Contemporary & Modern Art by Important Artists

BOROFSKY, JONATHAN (1942 -    )          

Nowhere is the confluence and incongruity of style and attitude more apparent than in the art of Jonathan Borofsky. Although his work over the past 30 years has been marked by numerous stylistic shifts, it remains primarily conceptual: it is as much about the process of creation as it is about the individual objects he makes.

In the late 60s, after completing his academic art training, Borofsky decided that "painting and object-making were dead" and he stopped making "things" altogether. " I started thinking a lot," he says, "Duchamp to Pollock, Pollock to whom, to what?" For the better part of the year, he sat in the studio, "writing thoughts down for hours at a time-notations and diagrams about the universe and about time." After a year or so of that "heavy thinking routine," Borofsky found himself writing numbers 1, 2, 3 ... 1, 2, 3 ... 1, 2, 3 ... repetitively on sheets of paper for an hour or more.

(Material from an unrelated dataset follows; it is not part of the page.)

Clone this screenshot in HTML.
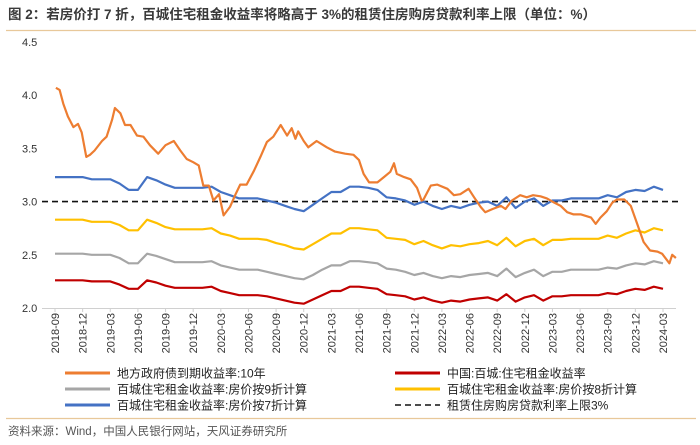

Eventually, he decided to count consecutively "from one to whatever" and write the numbers on sheets of 8 1/2 x 11 inch paper, thinking that if he kept at it for a while, the process might teach him something. Still counting in 1973 by now the stack of papers measured 31/2 feet high and contained more than 1,000,000 numbers-Borofsky found he had been making little scribbles on the numbered pages-stick figures, heads in trees and other cryptic forms-which initially he ignored. "Then one day," as he explains it, "I looked at one of the scribbles and thought, I'd like to make a painting of that. So I went out and got a little canvas board and some oil paints-like I was eight years old again and beginning my first painting lesson. lt took me about two hours to finish it ... I took the number I had been counting and put it in the corner of the painting. Something connected there. I had both a recognizable image and a conceptual ordering in time. I realized I could continue the counting and yet bring back my image-making which I had dropped in the late '60s." Thus began a long series of paintings, each rendered on commercial canvas board in a naive, even childlike style.

Indeed, the first works in the series were based on childhood memories but later, fueled by his group analysis sessions, Borofsky began using his dreams as points of departure, writing them down on paper in the morning, later transferring them to canvas boards or stretched canvas. Borofsky's paintings provide a constant reminder that beneath the exuberant expressionistic facade of his art is a highly methodical base.

Perusing the myriad images that span the past ten years of Borofsky's production we find certain recurring themes, the most persistent of which is "the fear of being chased."  Commenting on Borofsky's use of free association and dreams as catalysts for his work, several critics have suggested a kinship between his art and that of the surrealists. Unlike the surrealists, however, who used dreams to probe the mysteries of the unconscious, Borofsky uses dreams to clarify the meaning of ordinary experiences.